Figure scripts:
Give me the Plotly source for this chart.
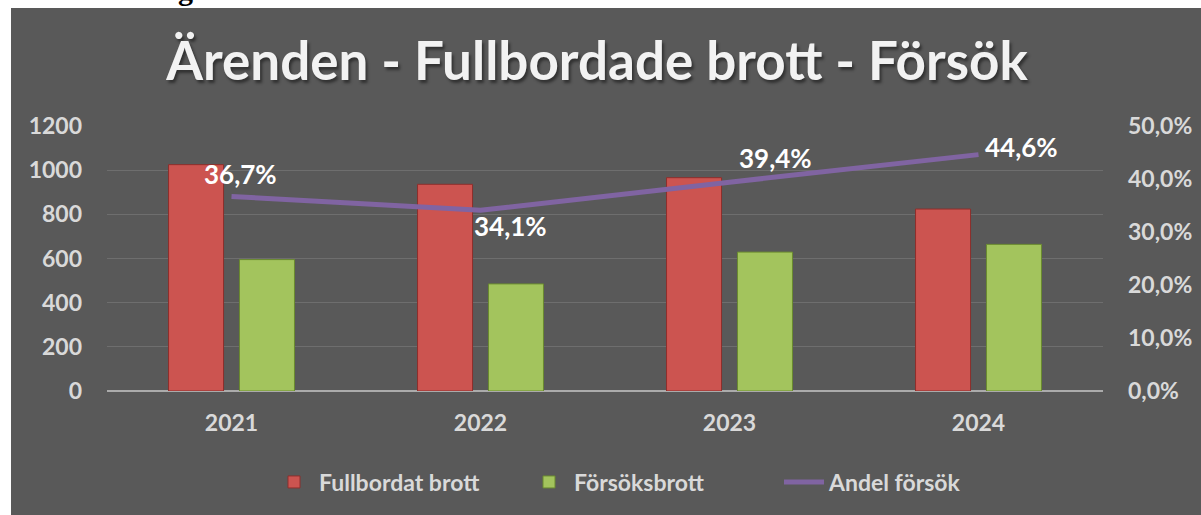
import plotly.graph_objects as go

years = ["2021", "2022", "2023", "2024"]
fullbordat = [1025, 936, 966, 824]
forsok = [595, 485, 629, 664]
andel = [0.367, 0.341, 0.394, 0.446]

# label offsets (px) for the percentage labels, as placed in the reference
lab_dx = [9, 30, 46, 43]
lab_dy = [22, -16, 24, 8]

BG = "#595959"
TXT = "#D9D9D9"
FONT = "Lato"

fig = go.Figure()
fig.add_trace(go.Bar(
    x=years, y=fullbordat, name="Fullbordat brott",
    marker=dict(color="#CC5450", line=dict(color="#8E2F2C", width=1)),
))
fig.add_trace(go.Bar(
    x=years, y=forsok, name="Försöksbrott",
    marker=dict(color="#A3C45D", line=dict(color="#6A8A30", width=1)),
))
fig.add_trace(go.Scatter(
    x=years, y=andel, name="Andel försök", yaxis="y2", mode="lines",
    line=dict(color="#8064A2", width=5),
))

for i, (v, dx, dy) in enumerate(zip(andel, lab_dx, lab_dy)):
    fig.add_annotation(
        x=i, y=v, xref="x", yref="y2", showarrow=False,
        text=f"{v*100:.1f}".replace(".", ",") + "%",
        xshift=dx, yshift=dy,
        font=dict(family=FONT, size=26, color="white", weight="bold"),
    )

# white strips around the gray chart area
fig.add_shape(type="rect", xref="paper", yref="paper", layer="below",
              x0=-0.2, x1=1.2, y0=(391 - 8) / 265, y1=1.6,
              fillcolor="white", line=dict(width=0))
fig.add_shape(type="rect", xref="paper", yref="paper", layer="below",
              x0=-0.2, x1=(11 - 107) / 996, y0=-0.6, y1=1.6,
              fillcolor="white", line=dict(width=0))
# fragment of text from the page above the chart
fig.add_annotation(text="g", xref="paper", yref="paper", showarrow=False,
                   x=(176 - 107) / 996, y=(391 - 8) / 265, yanchor="bottom",
                   font=dict(family="Liberation Serif", size=30, color="black", weight="bold"))

fig.update_layout(
    width=1201, height=515,
    margin=dict(l=107, r=98, t=126, b=124, autoexpand=False),
    paper_bgcolor=BG, plot_bgcolor=BG,
    separators=", ",
    barmode="group", bargap=0.43, bargroupgap=0.225,
    title=dict(
        text="Ärenden - Fullbordade brott - Försök",
        x=(597 - 107) / 996, xref="paper", xanchor="center", y=1 - 61 / 515, yanchor="middle",
        font=dict(family=FONT, size=53, color="#F2F2F2", weight="bold",
                  shadow="2px 3px 3px rgba(0,0,0,0.45)"),
    ),
    xaxis=dict(
        type="category", range=[-0.5, 3.5],
        showgrid=False, showline=False, ticks="",
        tickfont=dict(family=FONT, size=23, color=TXT, weight="bold"),
        ticklabelstandoff=16,
    ),
    yaxis=dict(
        range=[0, 1200], dtick=200, showgrid=True, gridcolor="#6E6E6E", gridwidth=1,
        zeroline=True, zerolinecolor="#ABABAB", zerolinewidth=2,
        showline=False, ticks="",
        tickfont=dict(family=FONT, size=23, color=TXT, weight="bold"),
        ticklabelstandoff=24,
    ),
    yaxis2=dict(
        overlaying="y", side="right", range=[0, 0.5], dtick=0.1,
        tickformat=".1%", showgrid=False, zeroline=False, showline=False, ticks="",
        tickfont=dict(family=FONT, size=23, color=TXT, weight="bold"),
        ticklabelstandoff=24,
    ),
    legend=dict(
        orientation="h", x=(269 - 107) / 996, xanchor="left",
        y=(391 - 482) / 265, yanchor="middle",
        font=dict(family=FONT, size=23, color=TXT, weight="bold"),
        bgcolor="rgba(0,0,0,0)", entrywidth=200, entrywidthmode="pixels",
        itemwidth=40, tracegroupgap=0,
    ),
    showlegend=True,
)

fig.write_html("out.html", config={"displayModeBar": False},
               post_script="document.body.style.margin='0';")
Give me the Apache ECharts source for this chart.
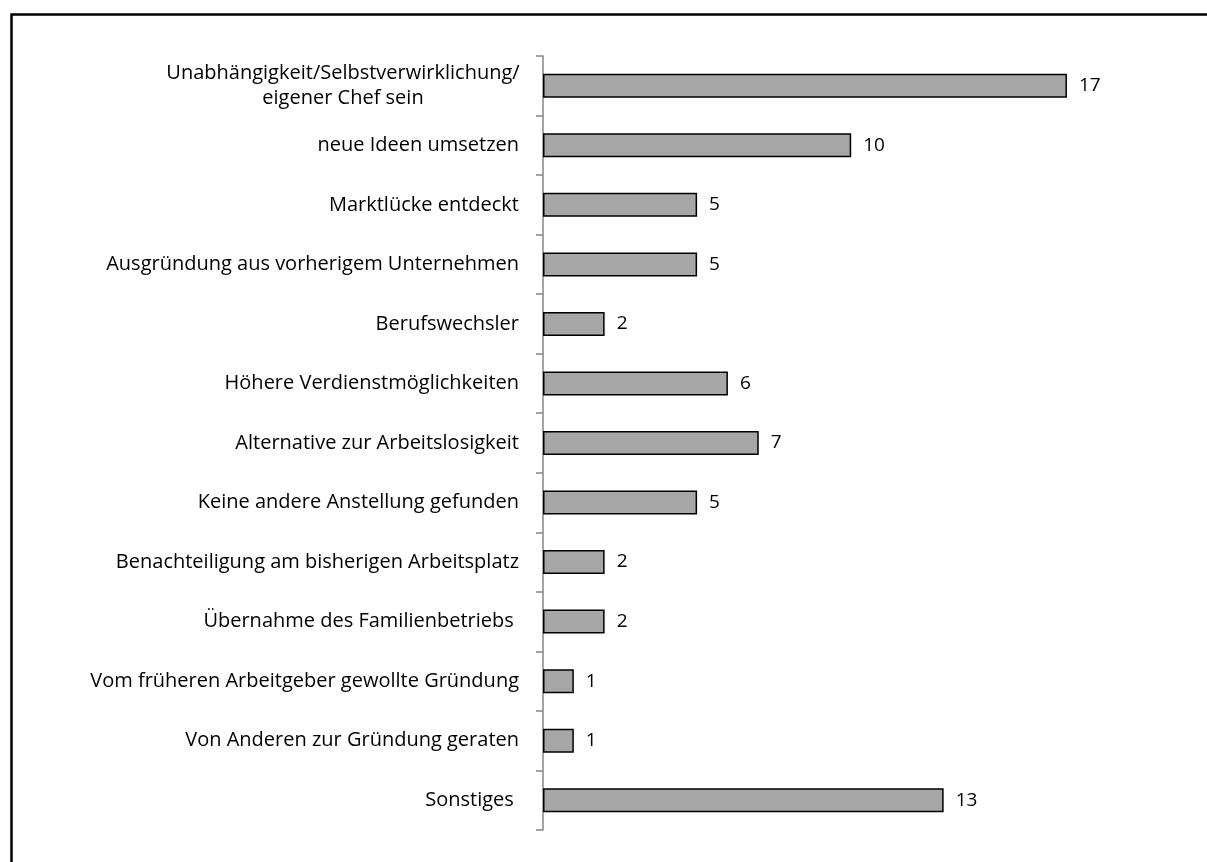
<!doctype html>
<html>
 <head>
  <meta charset="UTF-8">
  <script src="https://cdn.jsdelivr.net/npm/echarts@6/dist/echarts.min.js"></script>
  <title>Gründungsmotive</title>
  <style>
   html, body { margin: 0; padding: 0; background: #fff; }
   #chart { width: 1207px; height: 862px; }
  </style>
 </head>
 <body>
  <div id="chart"></div>
  <script type="text/javascript">
    var categories = [
      'Unabhängigkeit/Selbstverwirklichung/\neigener Chef sein',
      'neue Ideen umsetzen',
      'Marktlücke entdeckt',
      'Ausgründung aus vorherigem Unternehmen',
      'Berufswechsler',
      'Höhere Verdienstmöglichkeiten',
      'Alternative zur Arbeitslosigkeit',
      'Keine andere Anstellung gefunden',
      'Benachteiligung am bisherigen Arbeitsplatz',
      'Übernahme des Familienbetriebs ',
      'Vom früheren Arbeitgeber gewollte Gründung',
      'Von Anderen zur Gründung geraten',
      'Sonstiges '
    ];
    var counts = [17, 10, 5, 5, 2, 6, 7, 5, 2, 2, 1, 1, 13];

    var font = '"Open Sans", "Liberation Sans", sans-serif';
    var fs = 20;
    var myChart = echarts.init(document.getElementById('chart'));
    myChart.setOption({
      animation: false,
      graphic: [{
        type: 'rect',
        left: 9, top: 12,
        shape: { width: 1220, height: 880 },
        style: { fill: 'none', stroke: '#000', lineWidth: 2.5 },
        silent: true
      }],
      grid: { left: 543, top: 56, width: 616.4, height: 774 },
      xAxis: {
        type: 'value', min: 0, max: 20, show: false
      },
      yAxis: {
        type: 'category',
        inverse: true,
        data: categories,
        axisLine: { show: true, lineStyle: { color: '#868686', width: 1.5 } },
        axisTick: { show: true, length: 7, lineStyle: { color: '#868686', width: 1.5 } },
        axisLabel: {
          margin: 24, color: '#000', fontSize: fs, fontFamily: font,
          lineHeight: 25,
          formatter: function (v) {
            return v.indexOf('\n') >= 0 ? '{c|' + v + '}' : v;
          },
          rich: {
            c: { width: 352, align: 'center', fontSize: fs, lineHeight: 25, fontFamily: font, color: '#000' }
          }
        }
      },
      series: [{
        type: 'bar',
        data: counts,
        barWidth: 24,
        itemStyle: { color: '#a6a6a6', borderColor: '#000', borderWidth: 1.5 },
        label: {
          show: true, position: 'right', distance: 12,
          color: '#000', fontSize: 19, fontFamily: font
        }
      }]
    });
  </script>
 </body>
</html>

### WORK TO BE COMPLETED
The lines to print start at the line containing "Give me the Apache" and end at the line containing "2, 1, 1, 13];"; print them exactly, both ends included, and leave out every picture.

### TASK OUTPUT
Give me the Apache ECharts source for this chart.
<!doctype html>
<html>
 <head>
  <meta charset="UTF-8">
  <script src="https://cdn.jsdelivr.net/npm/echarts@6/dist/echarts.min.js"></script>
  <title>Gründungsmotive</title>
  <style>
   html, body { margin: 0; padding: 0; background: #fff; }
   #chart { width: 1207px; height: 862px; }
  </style>
 </head>
 <body>
  <div id="chart"></div>
  <script type="text/javascript">
    var categories = [
      'Unabhängigkeit/Selbstverwirklichung/\neigener Chef sein',
      'neue Ideen umsetzen',
      'Marktlücke entdeckt',
      'Ausgründung aus vorherigem Unternehmen',
      'Berufswechsler',
      'Höhere Verdienstmöglichkeiten',
      'Alternative zur Arbeitslosigkeit',
      'Keine andere Anstellung gefunden',
      'Benachteiligung am bisherigen Arbeitsplatz',
      'Übernahme des Familienbetriebs ',
      'Vom früheren Arbeitgeber gewollte Gründung',
      'Von Anderen zur Gründung geraten',
      'Sonstiges '
    ];
    var counts = [17, 10, 5, 5, 2, 6, 7, 5, 2, 2, 1, 1, 13];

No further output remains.